Um dos pontos altos do filme é ao abordar bem como a depressão atinge as pessoas, o sentimento de invisibilidade e como se ninguém fosse capaz de ajudar. O problema do filme é ir e voltar muito entre uma temática tão pesada e um roteiro às vezes muito fraco e pastelão. Me parece que durante o filme as coisas não têm o peso necessário, enquanto em outras o peso é demais. Recomendo inclusive cuidado para pessoas com gatilhos com depressão e suicídio ao irem ver o filme, as coisas podem doer mais do que estamos preparados. 

No meio de uma grande bagunça de dramas mal explorados, a verdadeira protagonista e mocinha do filme termina por ser a personagem Alana (Amandla Stenberg). Uma moça da escola lidando com depressão e ansiedade, com vontade de fazer mais pelos anônimos que lidam com as mesmas doenças que ela, Evan e Connor. Embora como qualquer personagem, ela seja passível de erros, como ela mesma comete, eles não vêm de um local de puro egoísmo. Entendemos sua causa, o que a move, e as suas razões são extremamente palpáveis. 

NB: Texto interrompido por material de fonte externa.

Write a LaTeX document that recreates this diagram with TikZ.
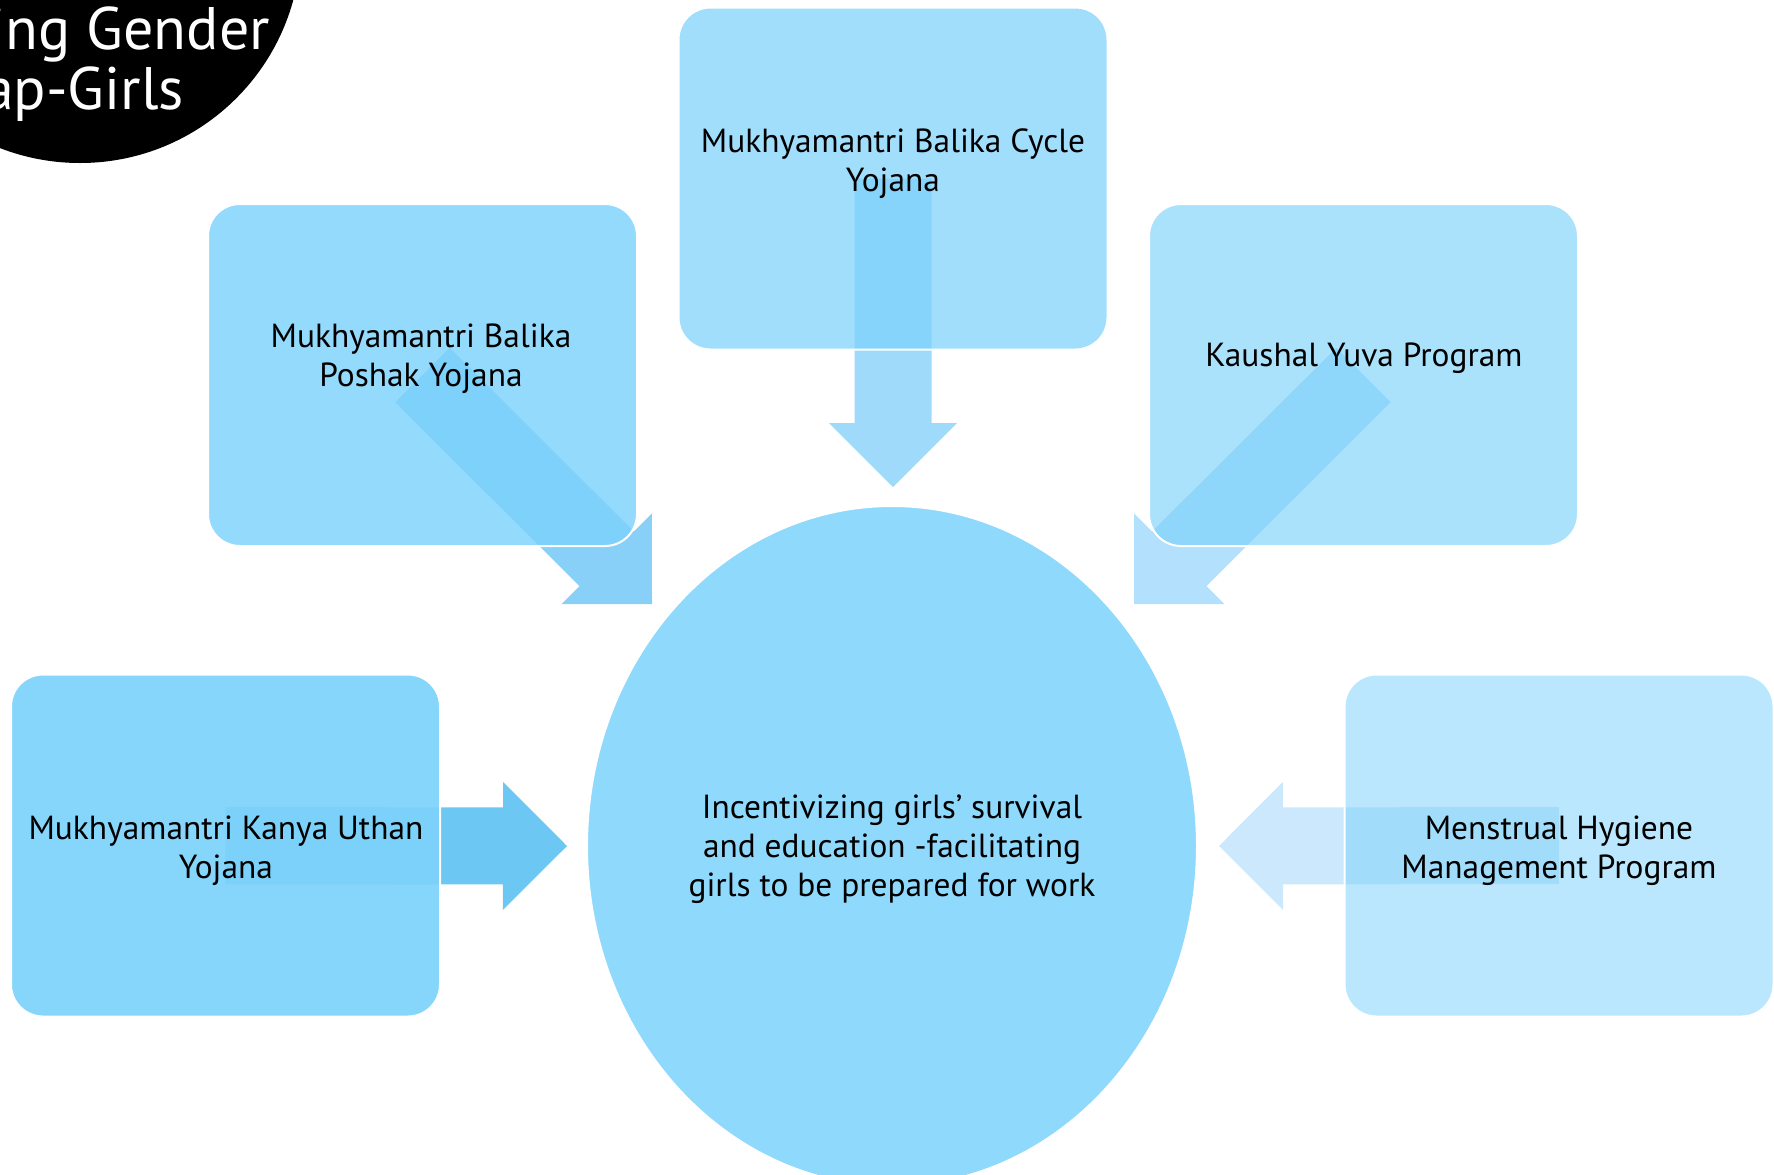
\documentclass[tikz,border=0pt]{standalone}
\usepackage{fontspec}
\setmainfont{PT Sans}
\usetikzlibrary{shapes.geometric,calc}
\pgfdeclarelayer{background}
\pgfsetlayers{background,main}

\tikzset{
  scheme/.style={draw=white, line width=1pt, rounded corners=16pt, minimum width=214.5pt, minimum height=171pt, inner sep=0pt, fill=schemebase},
  schemetext/.style={align=center, text=black, font=\fontsize{16.7}{19.4}\selectfont},
  hub/.style={ellipse, draw=white, line width=1pt, fill=hubfill, minimum width=305pt, minimum height=340pt, inner sep=0pt},
  headtext/.style={anchor=base east, text=white, font=\fontsize{30}{30}\selectfont}
}

% block arrow: from, to, colour
\newcommand\blockarrow[3]{%
  \coordinate (h) at ($(#2)!32pt!(#1)$);
  \fill[#3] ($(#1)!19.25pt!90:(#2)$) -- ($(h)!19.25pt!90:(#2)$) -- ($(h)!32pt!90:(#2)$) -- (#2)
    -- ($(h)!32pt!-90:(#2)$) -- ($(h)!19.25pt!-90:(#2)$) -- ($(#1)!19.25pt!-90:(#2)$) -- cycle;
}

\begin{document}
\begin{tikzpicture}[x=0.5pt,y=-0.5pt]
   \definecolor{schemebase}{HTML}{7DD2FB}
   \definecolor{hubfill}{HTML}{8FD9FC}
   \definecolor{arrowtop}{HTML}{A0DAFB}
   \definecolor{arrowul}{HTML}{88D0F7}
   \definecolor{arrowur}{HTML}{B3E0FD}
   \definecolor{arrowleft}{HTML}{6CC8F2}
   \definecolor{arrowright}{HTML}{CBE8FC}
   \useasboundingbox (0,0) rectangle (1774,1174);
   \clip (0,0) rectangle (1774,1174);

   \fill[black] (80,-58) circle[radius=110.5pt];
   \node[headtext] (head1) at (277,49) {ing Gender};
   \node[headtext] (head2) at (191,109) {ap-Girls};

   \node[hub] (hub) at (892,846) {};
   \node[scheme, fill opacity=0.73] (cycle) at (893,178.5) {};
   \node[scheme, fill opacity=0.83] (poshak) at (422.5,375) {};
   \node[scheme, fill opacity=0.65] (kaushal) at (1363.5,375) {};
   \node[scheme, fill opacity=0.93] (kanya) at (225.5,845.5) {};
   \node[scheme, fill opacity=0.53] (hygiene) at (1559,845.5) {};

   \coordinate (cycle-tip) at (893,487);
   \coordinate (poshak-tip) at (652,604);
   \coordinate (kaushal-tip) at (1134,604);
   \coordinate (kanya-tip) at (567,846);
   \coordinate (hygiene-tip) at (1219,846);

   \begin{pgfonlayer}{background}
   \blockarrow{cycle.center}{cycle-tip}{arrowtop}
   \blockarrow{poshak.center}{poshak-tip}{arrowul}
   \blockarrow{kaushal.center}{kaushal-tip}{arrowur}
   \blockarrow{kanya.center}{kanya-tip}{arrowleft}
   \blockarrow{hygiene.center}{hygiene-tip}{arrowright}
   \end{pgfonlayer}

   \node[schemetext] (cycle-t) at (893,163.5) {Mukhyamantri Balika Cycle\\Yojana};
   \node[schemetext] (poshak-t) at (421,358.5) {Mukhyamantri Balika\\Poshak Yojana};
   \node[schemetext] (kaushal-t) at (1364,358.5) {Kaushal Yuva Program};
   \node[schemetext] (kanya-t) at (226,850.5) {Mukhyamantri Kanya Uthan\\Yojana};
   \node[schemetext] (hygiene-t) at (1559,850.5) {Menstrual Hygiene\\Management Program};
   \node[schemetext] (hub-t) at (892,849.5) {Incentivizing girls’ survival\\and education -facilitating\\girls to be prepared for work};
\end{tikzpicture}
\end{document}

Julianne Moore e Amy Adams interpretam as mães de Evan e Connor, respectivamente, e ambas fazem um grandioso trabalho com as suas personagens. Ambas conseguem tirar leite de pedra em meio a um enredo conturbado causado por um menino egoísta, as duas são extremamente magoadas – de formas muito diferentes. O personagem de Danny Pino, Larry, padrasto de Connor, é outro dos pontos altos da narrativa do filme e como o mesmo é capaz de mostrar as múltiplas formas de luto.

Querido Evan Hansen chega ao cinema com uma ótima trilha musical e algumas atuações muito boas e outras nem um pouco. Se finaliza como um filme muito preso ao material de origem, que não é nada atual e cuja trama não se traduziu para o cinema com um elenco muito velho para interpretar adolescentes.